**What is required**
Repeat the data word for word. Do not include the pictures.

**Provided records**
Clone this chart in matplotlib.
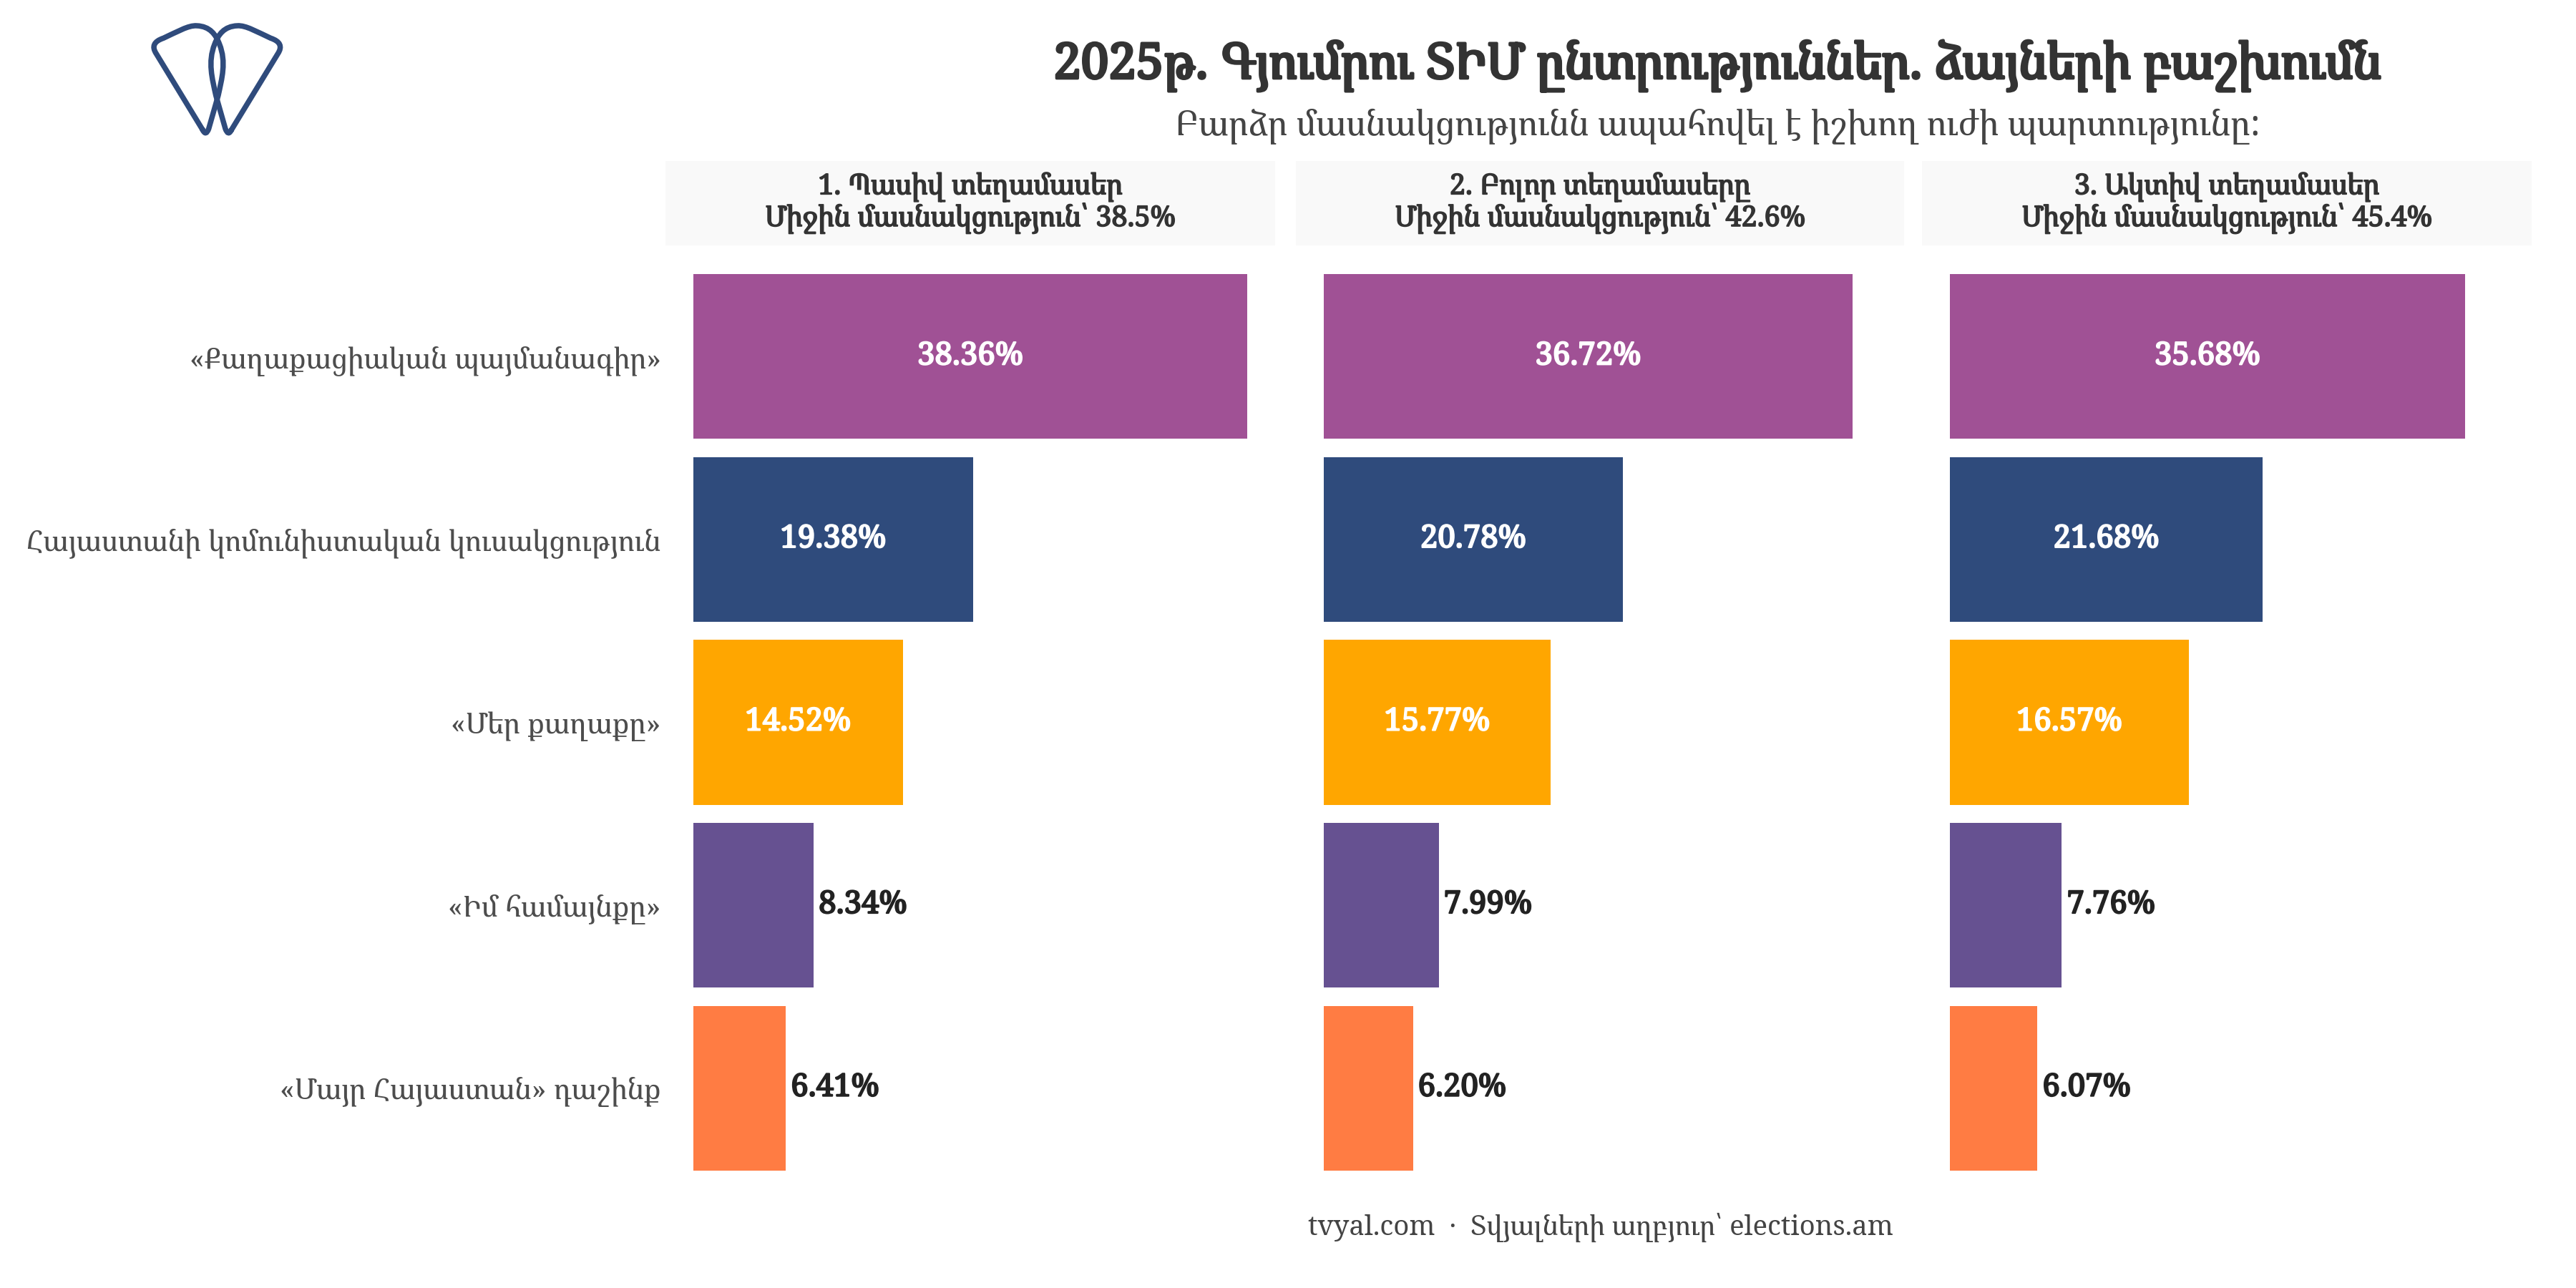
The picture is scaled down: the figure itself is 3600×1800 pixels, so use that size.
import matplotlib
matplotlib.use("Agg")
import matplotlib.pyplot as plt
import matplotlib.patheffects as pe
from matplotlib.path import Path
from matplotlib.patches import PathPatch

# data
parties = ["«Քաղաքացիական պայմանագիր»",
           "Հայաստանի կոմունիստական կուսակցություն",
           "«Մեր քաղաքը»",
           "«Իմ համայնքը»",
           "«Մայր Հայաստան» դաշինք"]
colors = ["#A05195", "#2F4B7C", "#FFA600", "#665191", "#FF7C43"]

panel_titles = ["1. Պասիվ տեղամասեր\nՄիջին մասնակցություն՝ 38.5%",
                "2. Բոլոր տեղամասերը\nՄիջին մասնակցություն՝ 42.6%",
                "3. Ակտիվ տեղամասեր\nՄիջին մասնակցություն՝ 45.4%"]
passive = [38.36, 19.38, 14.52, 8.34, 6.41]
all_st = [36.72, 20.78, 15.77, 7.99, 6.20]
active = [35.68, 21.68, 16.57, 7.76, 6.07]

title = "2025թ. Գյումրու ՏԻՄ ընտրություններ. ձայների բաշխումն"
subtitle = "Բարձր մասնակցությունն ապահովել է իշխող ուժի պարտությունը:"
caption = "tvyal.com  ·  Տվյալների աղբյուր՝ elections.am"

plt.rcParams["font.family"] = ["Noto Serif Armenian", "Noto Serif", "DejaVu Serif"]

W, H = 3600, 1800
fig = plt.figure(figsize=(12, 6), dpi=300)


def fx(px):
    return px / W


def fy(py):
    return 1 - py / H


def bold(c, w=0.5):
    # fake a heavier weight, the armenian font only has the regular cut here
    return [pe.Stroke(linewidth=w, foreground=c), pe.Normal()]


panel_x = [(930, 1782), (1811, 2661), (2686, 3538)]
top, bottom = 345, 1674
strip_top = 225

xmax = max(passive + all_st + active)
series = [passive, all_st, active]
y = list(range(len(parties)))

for i, (vals, pt) in enumerate(zip(series, panel_titles)):
    x0, x1 = panel_x[i]
    ax = fig.add_axes([fx(x0), fy(bottom), fx(x1 - x0), (bottom - top) / H])
    ax.barh(y, vals, height=0.9, color=colors)
    ax.set_xlim(-0.05 * xmax, 1.05 * xmax)
    ax.set_ylim(len(parties) - 0.4, -0.6)
    for s in ax.spines.values():
        s.set_visible(False)
    ax.set_xticks([])
    ax.tick_params(axis="y", length=0, pad=1.5)
    if i == 0:
        ax.set_yticks(y)
        ax.set_yticklabels(parties, fontsize=9.7, color="#4D4D4D")
    else:
        ax.set_yticks([])
    for yy, v in zip(y, vals):
        if v > 10:
            ax.text(v / 2, yy, f"{v:.2f}%", ha="center", va="center", color="white",
                    fontsize=10.5, path_effects=bold("white"))
        else:
            ax.text(v + 0.35, yy, f"{v:.2f}%", ha="left", va="center", color="#222222",
                    fontsize=10.5, path_effects=bold("#222222"))

    sax = fig.add_axes([fx(x0), fy(top - 2), fx(x1 - x0), (top - 2 - strip_top) / H])
    sax.set_facecolor("#F9F9F9")
    sax.set_xticks([])
    sax.set_yticks([])
    for s in sax.spines.values():
        s.set_visible(False)
    sax.text(0.5, 0.5, pt, ha="center", va="center", fontsize=9.5, color="#333333",
             linespacing=1.05, path_effects=bold("#333333", 0.4))

fig.text(fx(2400), fy(92), title, ha="center", va="center", fontsize=16.5,
         color="#333333", path_effects=bold("#333333", 0.9))
fig.text(fx(2400), fy(177), subtitle, ha="center", va="center", fontsize=11.6,
         color="#444444")
fig.text(fx(2237), fy(1715), caption, ha="center", va="center", fontsize=9.2,
         color="#444444")

# logo
def lp(zx, zy):
    return (fx(150 + zx / 3), fy(zy / 3))


left = [(400, 545), (205, 225), (175, 180), (235, 160),
        (290, 135), (340, 105), (375, 108),
        (430, 110), (455, 145), (470, 185),
        (500, 260), (480, 330), (465, 400),
        (425, 540), (413, 572), (400, 545)]
codes = [Path.MOVETO, Path.LINETO, Path.CURVE3, Path.CURVE3,
         Path.CURVE4, Path.CURVE4, Path.CURVE4,
         Path.CURVE4, Path.CURVE4, Path.CURVE4,
         Path.CURVE4, Path.CURVE4, Path.CURVE4,
         Path.LINETO, Path.CURVE3, Path.CURVE3]
for pts in (left, [(920 - a, b) for a, b in left]):
    p = Path([lp(a, b) for a, b in pts], codes)
    fig.patches.append(PathPatch(p, transform=fig.transFigure, fill=False,
                                 edgecolor="#2F4B7C", lw=1.8, capstyle="round",
                                 joinstyle="round"))

fig.savefig("out.png", dpi=300, facecolor="white")
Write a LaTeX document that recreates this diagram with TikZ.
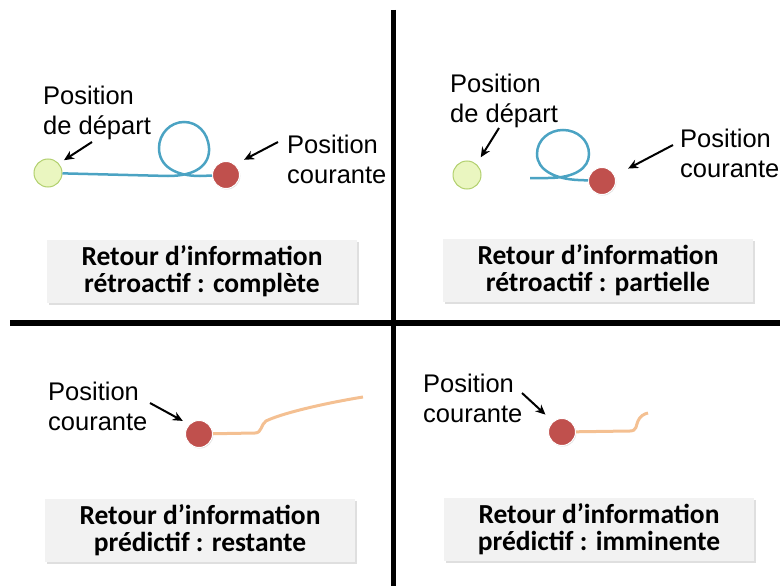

**Task solution**
Clone this chart in matplotlib.
The picture is scaled down: the figure itself is 3600×1800 pixels, so use that size.
import matplotlib
matplotlib.use("Agg")
import matplotlib.pyplot as plt
import matplotlib.patheffects as pe
from matplotlib.path import Path
from matplotlib.patches import PathPatch

# data
parties = ["«Քաղաքացիական պայմանագիր»",
           "Հայաստանի կոմունիստական կուսակցություն",
           "«Մեր քաղաքը»",
           "«Իմ համայնքը»",
           "«Մայր Հայաստան» դաշինք"]
colors = ["#A05195", "#2F4B7C", "#FFA600", "#665191", "#FF7C43"]

panel_titles = ["1. Պասիվ տեղամասեր\nՄիջին մասնակցություն՝ 38.5%",
                "2. Բոլոր տեղամասերը\nՄիջին մասնակցություն՝ 42.6%",
                "3. Ակտիվ տեղամասեր\nՄիջին մասնակցություն՝ 45.4%"]
passive = [38.36, 19.38, 14.52, 8.34, 6.41]
all_st = [36.72, 20.78, 15.77, 7.99, 6.20]
active = [35.68, 21.68, 16.57, 7.76, 6.07]

title = "2025թ. Գյումրու ՏԻՄ ընտրություններ. ձայների բաշխումն"
subtitle = "Բարձր մասնակցությունն ապահովել է իշխող ուժի պարտությունը:"
caption = "tvyal.com  ·  Տվյալների աղբյուր՝ elections.am"

plt.rcParams["font.family"] = ["Noto Serif Armenian", "Noto Serif", "DejaVu Serif"]

W, H = 3600, 1800
fig = plt.figure(figsize=(12, 6), dpi=300)


def fx(px):
    return px / W


def fy(py):
    return 1 - py / H


def bold(c, w=0.5):
    # fake a heavier weight, the armenian font only has the regular cut here
    return [pe.Stroke(linewidth=w, foreground=c), pe.Normal()]


panel_x = [(930, 1782), (1811, 2661), (2686, 3538)]
top, bottom = 345, 1674
strip_top = 225

xmax = max(passive + all_st + active)
series = [passive, all_st, active]
y = list(range(len(parties)))

for i, (vals, pt) in enumerate(zip(series, panel_titles)):
    x0, x1 = panel_x[i]
    ax = fig.add_axes([fx(x0), fy(bottom), fx(x1 - x0), (bottom - top) / H])
    ax.barh(y, vals, height=0.9, color=colors)
    ax.set_xlim(-0.05 * xmax, 1.05 * xmax)
    ax.set_ylim(len(parties) - 0.4, -0.6)
    for s in ax.spines.values():
        s.set_visible(False)
    ax.set_xticks([])
    ax.tick_params(axis="y", length=0, pad=1.5)
    if i == 0:
        ax.set_yticks(y)
        ax.set_yticklabels(parties, fontsize=9.7, color="#4D4D4D")
    else:
        ax.set_yticks([])
    for yy, v in zip(y, vals):
        if v > 10:
            ax.text(v / 2, yy, f"{v:.2f}%", ha="center", va="center", color="white",
                    fontsize=10.5, path_effects=bold("white"))
        else:
            ax.text(v + 0.35, yy, f"{v:.2f}%", ha="left", va="center", color="#222222",
                    fontsize=10.5, path_effects=bold("#222222"))

    sax = fig.add_axes([fx(x0), fy(top - 2), fx(x1 - x0), (top - 2 - strip_top) / H])
    sax.set_facecolor("#F9F9F9")
    sax.set_xticks([])
    sax.set_yticks([])
    for s in sax.spines.values():
        s.set_visible(False)
    sax.text(0.5, 0.5, pt, ha="center", va="center", fontsize=9.5, color="#333333",
             linespacing=1.05, path_effects=bold("#333333", 0.4))

fig.text(fx(2400), fy(92), title, ha="center", va="center", fontsize=16.5,
         color="#333333", path_effects=bold("#333333", 0.9))
fig.text(fx(2400), fy(177), subtitle, ha="center", va="center", fontsize=11.6,
         color="#444444")
fig.text(fx(2237), fy(1715), caption, ha="center", va="center", fontsize=9.2,
         color="#444444")

# logo
def lp(zx, zy):
    return (fx(150 + zx / 3), fy(zy / 3))


left = [(400, 545), (205, 225), (175, 180), (235, 160),
        (290, 135), (340, 105), (375, 108),
        (430, 110), (455, 145), (470, 185),
        (500, 260), (480, 330), (465, 400),
        (425, 540), (413, 572), (400, 545)]
codes = [Path.MOVETO, Path.LINETO, Path.CURVE3, Path.CURVE3,
         Path.CURVE4, Path.CURVE4, Path.CURVE4,
         Path.CURVE4, Path.CURVE4, Path.CURVE4,
         Path.CURVE4, Path.CURVE4, Path.CURVE4,
         Path.LINETO, Path.CURVE3, Path.CURVE3]
for pts in (left, [(920 - a, b) for a, b in left]):
    p = Path([lp(a, b) for a, b in pts], codes)
    fig.patches.append(PathPatch(p, transform=fig.transFigure, fill=False,
                                 edgecolor="#2F4B7C", lw=1.8, capstyle="round",
                                 joinstyle="round"))

fig.savefig("out.png", dpi=300, facecolor="white")
Write a LaTeX document that recreates this diagram with TikZ.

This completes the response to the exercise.